Given that the exit from the programme would give the government some fiscal space to operate, Dr Ampaabeng stressed the need for restraint and urged against the temptation of serious budget overruns prior to the 2020 general election.
His caution is premised on history since 1992 where successive governments have woefully failed to keep to their budget limits, a situation which often derails gains made over a period.
“The answer lies within a strong DRM performance and sound economic management, reduction in off-budget spending and taking right measures to reduce our appetite for uncontrolled spending in election years,” he said.
Pointing to the IMF’s summing up statement after the combined seventh and eighth review of the four-year ECF programme which urged the government to intensify progress on structural reforms to help mitigate fiscal risks, Dr Ampaabeng advised the government to guarantee the independence of the Fiscal Council to enable it to serve the purpose for which it was established “and not to be a symbolic organisation”.
“We have the Economic Management Team, so we don't need another one, but a sound, independent Fiscal Council to help maintain fiscal discipline and ensure that we preserve the gains of the IMF ECF programme,” he said.
IMF didn’t change much
However, addressing the impact of the ECF on the country’s economy, an Economist with the University of Ghana Business School, Dr Patrick Asuming, in a separate interview said not much had changed with the country’s economy since the IMF programme began in 2015.
To him, the effect of the programme had not translated into the real sectors of the economy and also not transformed the fortunes of the poor.
“The significant change has been the fall in inflation in the last 28 months or so. The economy has been growing but that growth picked up almost 18 months after we started the programme and that growth was not because of the IMF but primarily because of oil, when the new oil fields came on board,” he said.
He explained that the IMF’s caution on the country’s reliance on foreign-sourced debts was worrying, given that the practice did not change four years under the ECF programme.
He said the concern was “a pretty serious thing coming from the IMF”.
“It explains why I don’t think much would have changed if we were still with the IMF because this is not the first time that the IMF has expressed that concern over our exposure to the international debt market; the IMF kept expressing it and yet every year we went on the market and borrowed,” he said.
On maintaining fiscal discipline, Dr Asuming said the exit from the IMF programme would not propel the government to overspend, explaining that “whatever overspending we will do after they have exited, chances are that we will do it anyway if they were there”.

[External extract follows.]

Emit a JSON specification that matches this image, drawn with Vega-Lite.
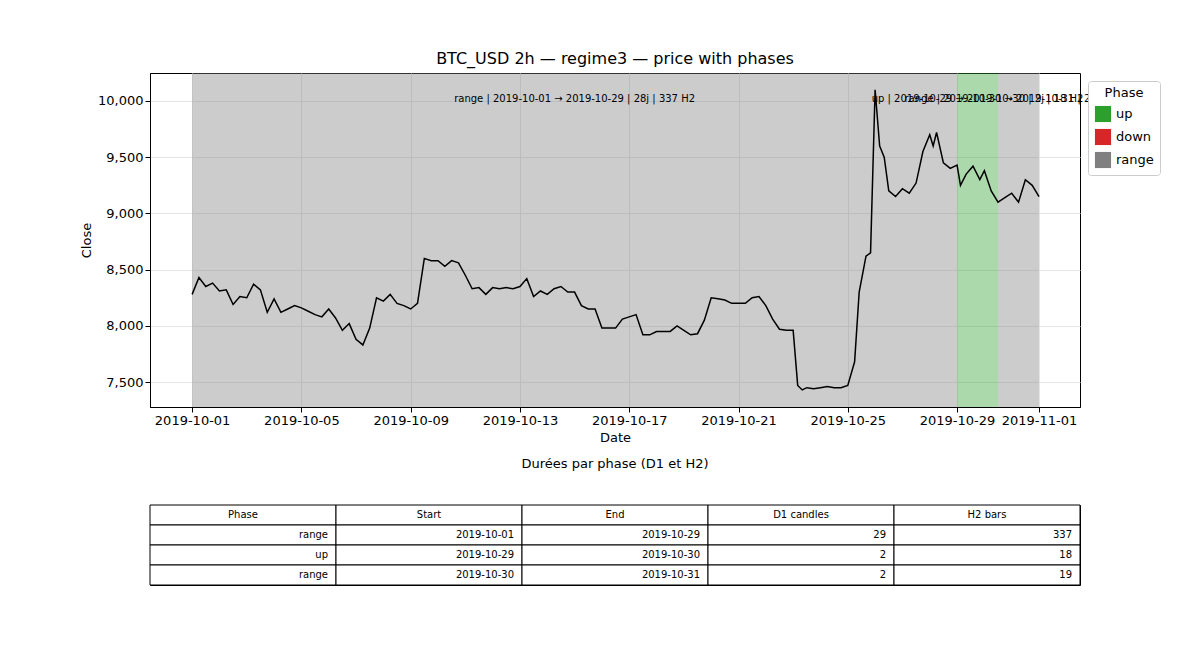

“Don’t forget that after all the talk by the previous government we were still under the IMF programme and yet in the last election we still overrun our budget, and at every review we sought waivers for some targets we hadn’t met,” Dr Asuming said.
The IMF cautioned the government to be wary of foreign-sourced debts, explaining that the country's strong reliance on non-resident investors exposed it to global sentiments and increased foreign exchange exposure.

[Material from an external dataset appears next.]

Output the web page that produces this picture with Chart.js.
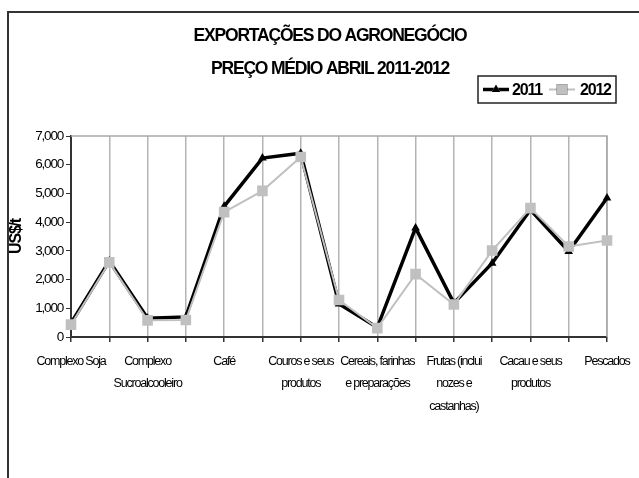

In its summing up statement after the combined seventh and eighth review of the ECF programme, the executive board of the fund said "reliance on foreign investors has increased Ghana’s exposure to market sentiment and exchange rate risk”.
The statement which was issued by the Deputy Managing Director of the IMF, Mr Tao Zhang, also said, “Debt collateralisation and revenue monetisation should be limited to avoid encumbering revenues.”